В Ватикане прошел мелкий дождичек...

Валерий Айзенштейн
Римский аэропорт Fiumicino, 9 часов утра...
Быстрее, быстрее... Легко оставляю позади недавних попутчиков.
Перехожу на легкий бег - самолет из Бостона сел полтора часа назад, и меня уже давно ждут Американец и Жена Американца. Мои одноклассники... Мы не виделись почти три года.

По дороге в гостиницу несколько раз едва не проговорился о том, что через два часа должен приземлиться самолет из Лондона с Британцем на борту.
Сепаратные переговоры с ним длились две недели, и только несколько дней назад прилетела эсэмэска: "Скажу коротко, по-рабочему - да. Подробности письмом".

Подробности заключались в снятом в той же гостинице номере. В остальном, гениальный сценарий, написанный Женой-режиссером, был Британцем бездарно провален.
Вместо того, чтобы согласно диспозиции явиться в номер к американцам в качестве Room Servise, он потерял темп, утратил жизненные ориентиры и, в результате, примитивно столкнулся с жертвами заговора в лобби гостиницы.

А ведь были времена... В 8-ом классе на сцене школьного театра он блестяще осуществил замысел того же режиссера. Тогда, вместо классической трактовки образа Чацкого (бунтарь, предтеча, дерьма пирога...), на суд зрителя была представлена смелая новаторская концепция...

В одной из сцен, Британец, игравший роль Чацкого, после нескольких реплик остался на сцене, не принимая участия в дальнейшем диалоге. Мизансцена оказалась сыроватой и до конца не прописанной (свят-свят-свят), и раскованный Британец, взял на себя инициативу.
Поднявшись с кресла, он решительно отправился за кулисы в поисках чего-либо, могущего помочь скоротать время до обличительного монолога. Вернувшись с предметом журнального формата, обернутым газетной обложкой, он важно опустился в кресло и стал заинтересованно перелистывать страницы. "Комсомольская Правда" - отчетливо читалось из зала в верхней части правой обложки...

Нашлись люди, от театра невероятно далекие и глубину режиссерской концепции постичь не способные, которые пытались объяснить произошедшее досадным недоразумением...
Гневно отметаю любые инсинуации - я дважды видел спектакль, и оба раза Чацкий в разных сценах с маниакальным упорством клинического идиота искал и находил заветный номер "Комсомолки" с иконостасом орденов...

А потом четыре дня был Рим...  Рим может быть величественно-монументальным, может -легкомысленно-романтичным.
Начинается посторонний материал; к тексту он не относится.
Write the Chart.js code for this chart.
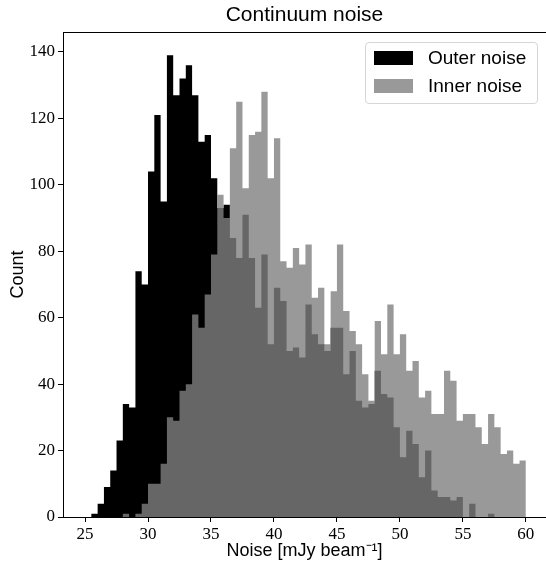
<!DOCTYPE html>
<html>
<head>
<meta charset="utf-8">
<script src="https://cdn.jsdelivr.net/npm/chart.js@4.4.1/dist/chart.umd.min.js"></script>
<style>
    html, body { margin: 0; padding: 0; background: #fff; }
    #wrap { position: relative; width: 546px; height: 568px; }
    #legend {
        position: absolute; left: 365px; top: 42px; width: 173px; height: 62px;
        box-sizing: border-box; border: 1px solid #d6d6d6; border-radius: 4px;
        background: rgba(255, 255, 255, 0.8);
        font-family: "Liberation Sans", Arial, sans-serif; font-size: 19px; color: #000;
    }
    .sw { position: absolute; left: 8px; width: 39px; height: 14px; }
    .lbl { position: absolute; left: 62px; line-height: 22px; white-space: nowrap; }
</style>
</head>
<body>
<div id="wrap">
    <canvas id="noiseChart"></canvas>
    <div id="legend">
        <div class="sw" id="swOuter" style="top: 8px;"></div>
        <div class="lbl" style="top: 4px;">Outer noise</div>
        <div class="sw" id="swInner" style="top: 36px;"></div>
        <div class="lbl" style="top: 32px;">Inner noise</div>
    </div>
</div>
<script>
// Bordes izquierdos de cada bin (ancho 0.5 mJy/beam)
const binStart = [
    25.0, 25.5, 26.0, 26.5, 27.0, 27.5, 28.0, 28.5, 29.0, 29.5,
    30.0, 30.5, 31.0, 31.5, 32.0, 32.5, 33.0, 33.5, 34.0, 34.5,
    35.0, 35.5, 36.0, 36.5, 37.0, 37.5, 38.0, 38.5, 39.0, 39.5,
    40.0, 40.5, 41.0, 41.5, 42.0, 42.5, 43.0, 43.5, 44.0, 44.5,
    45.0, 45.5, 46.0, 46.5, 47.0, 47.5, 48.0, 48.5, 49.0, 49.5,
    50.0, 50.5, 51.0, 51.5, 52.0, 52.5, 53.0, 53.5, 54.0, 54.5,
    55.0, 55.5, 56.0, 56.5, 57.0, 57.5, 58.0, 58.5, 59.0, 59.5
];
const binWidth = 0.5;

const outerNoise = [
    0, 1, 4, 9, 14, 23, 34, 33, 74, 70,
    104, 121, 95, 139, 127, 132, 136, 127, 113, 115,
    102, 93, 94, 84, 78, 91, 78, 63, 79, 52,
    69, 65, 50, 51, 48, 64, 55, 52, 50, 57,
    57, 43, 50, 35, 33, 34, 44, 37, 36, 27,
    18, 26, 22, 12, 20, 8, 6, 6, 5, 6,
    0, 4, 0, 0, 1, 0, 0, 0, 0, 0
];

const innerNoise = [
    0, 0, 0, 0, 0, 0, 1, 0, 1, 4,
    10, 10, 16, 30, 29, 38, 40, 61, 57, 67,
    79, 97, 90, 111, 125, 99, 115, 116, 128, 102,
    114, 77, 75, 81, 76, 82, 66, 69, 52, 68,
    82, 62, 56, 52, 43, 35, 59, 49, 64, 49,
    55, 44, 47, 36, 38, 31, 31, 44, 41, 29,
    31, 31, 27, 22, 31, 27, 19, 20, 16, 17
];

const xTickStep = 5;
const yTickStep = 20;

const colors = {
    outer: '#000000',
    inner: 'rgba(128, 128, 128, 0.8)'
};

// Histograma como escalones rellenos: un punto por borde izquierdo + borde final
function histPoints(counts) {
    const pts = binStart.map((x, i) => ({ x: x, y: counts[i] }));
    pts.push({ x: binStart[binStart.length - 1] + binWidth, y: counts[counts.length - 1] });
    return pts;
}

document.getElementById('swOuter').style.background = colors.outer;
document.getElementById('swInner').style.background = colors.inner;

const yMax = Math.max(...outerNoise, ...innerNoise) * 1.05;

// Marco superior (estilo matplotlib)
const topFrame = {
    id: 'topFrame',
    afterDraw(chart) {
        const a = chart.chartArea, ctx = chart.ctx;
        ctx.save();
        ctx.strokeStyle = '#000';
        ctx.lineWidth = 1;
        ctx.beginPath();
        ctx.moveTo(a.left, Math.round(a.top) + 0.5);
        ctx.lineTo(a.right, Math.round(a.top) + 0.5);
        ctx.stroke();
        ctx.restore();
    }
};

const tickFont = { family: '"Liberation Serif", "DejaVu Serif", serif', size: 17 };
const labelFont = { family: '"Liberation Sans", Arial, sans-serif', size: 18 };

new Chart(document.getElementById('noiseChart'), {
    type: 'line',
    data: {
        datasets: [
            {
                label: 'Outer noise',
                data: histPoints(outerNoise),
                backgroundColor: colors.outer,
                borderColor: 'rgba(0,0,0,0)',
                borderWidth: 0,
                stepped: 'before',
                fill: 'origin',
                pointRadius: 0,
                pointHoverRadius: 0,
                order: 1
            },
            {
                label: 'Inner noise',
                data: histPoints(innerNoise),
                backgroundColor: colors.inner,
                borderColor: 'rgba(0,0,0,0)',
                borderWidth: 0,
                stepped: 'before',
                fill: 'origin',
                pointRadius: 0,
                pointHoverRadius: 0,
                order: 0
            }
        ]
    },
    options: {
        responsive: true,
        maintainAspectRatio: false,
        animation: false,
        layout: { padding: { left: 0, right: 0, top: 0, bottom: 0 } },
        plugins: {
            legend: { display: false },
            tooltip: { enabled: false },
            title: {
                display: true,
                fullSize: false,
                text: 'Continuum noise',
                color: '#000',
                font: { family: '"Liberation Sans", Arial, sans-serif', size: 21, weight: 'normal' },
                padding: { top: 3, bottom: 4 }
            }
        },
        scales: {
            x: {
                type: 'linear',
                min: 23.25,
                max: 61.6,
                afterFit: (scale) => { scale.height = 51; },
                ticks: { stepSize: xTickStep, includeBounds: false, color: '#000', font: tickFont, padding: 2, maxRotation: 0 },
                grid: { drawOnChartArea: false, drawTicks: true, tickLength: 5, tickColor: '#000' },
                border: { display: true, color: '#000', width: 1 },
                title: { display: true, text: 'Noise [mJy beam\u207B\u00B9]', color: '#000', font: labelFont, padding: { top: 0, bottom: 6 } }
            },
            y: {
                min: 0,
                max: yMax,
                afterFit: (scale) => { scale.width = 63; },
                ticks: { stepSize: yTickStep, includeBounds: false, color: '#000', font: tickFont, padding: 3 },
                grid: { drawOnChartArea: false, drawTicks: true, tickLength: 5, tickColor: '#000' },
                border: { display: true, color: '#000', width: 1 },
                title: { display: true, text: 'Count', color: '#000', font: labelFont, padding: { top: 7, bottom: 0 } }
            }
        }
    },
    plugins: [topFrame]
});
</script>
</body>
</html>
Нынче он был легким, искристым, приветливым и по-фелинниевски теплым и добрым.
Улицы, площади, фонтаны, бесчисленные кафешки, разговоры, веселый треп, когда совершенно неважно, кто именно из пятерки идет рядом с тобой. Не нужно ничего изображать или притворяться - пожалуй, никто на этом свете не знает меня дольше, чем они.

       - Белиссимо!!! - восторженный вопль, издававшийся экзальтированным Американцем с непредсказуемой периодичностью, заставлял вздрагивать римлян и гостей столицы.
Впрочем, он выражал наше общее мнение.

И совершенно отдельное счастье - ночной Рим под теплым дождем с умытой поблескивающей брусчаткой и запахом пыли, когда незачем не только убегать, но даже и прибавлять шагу, потому что становишься с этим дождем одним целым.

Это был мой четвертый Рим, и я был вправе рассчитывать на адекватное к себе отношение, как к старожилу и проводнику. Погорячился, конечно...
Особенно непримирима к моим предложениям была Жена Британца.
На пути к пьяцца Пополо по проложенному мною маршруту мы зашли в кафе, где она немедленно включила свой айпэд в поисках альтернативной дороги.

      - Как ты с ней живешь, дружище? - искренне пожалел я Британца.
      - Так ведь пенал, - он поежился, - Надо мной всю жизнь висит зловещая тень пенала.

О, да! Такое не забывается. Даже спустя 50 лет я отчетливо слышу тот страшный треск, с которым пенал был обрушен на голову маленького Британца (тогда он был еще и вовсе молдаванином) после его невинной попытки изучить этого пенала устройство.

Как много у нас было времени... Как быстро оно закончилось...

   "Опять не договорили" - написала уже из Лондона Жена Британца.

Но мы скоро встретимся. "Мы обязательно встретимся."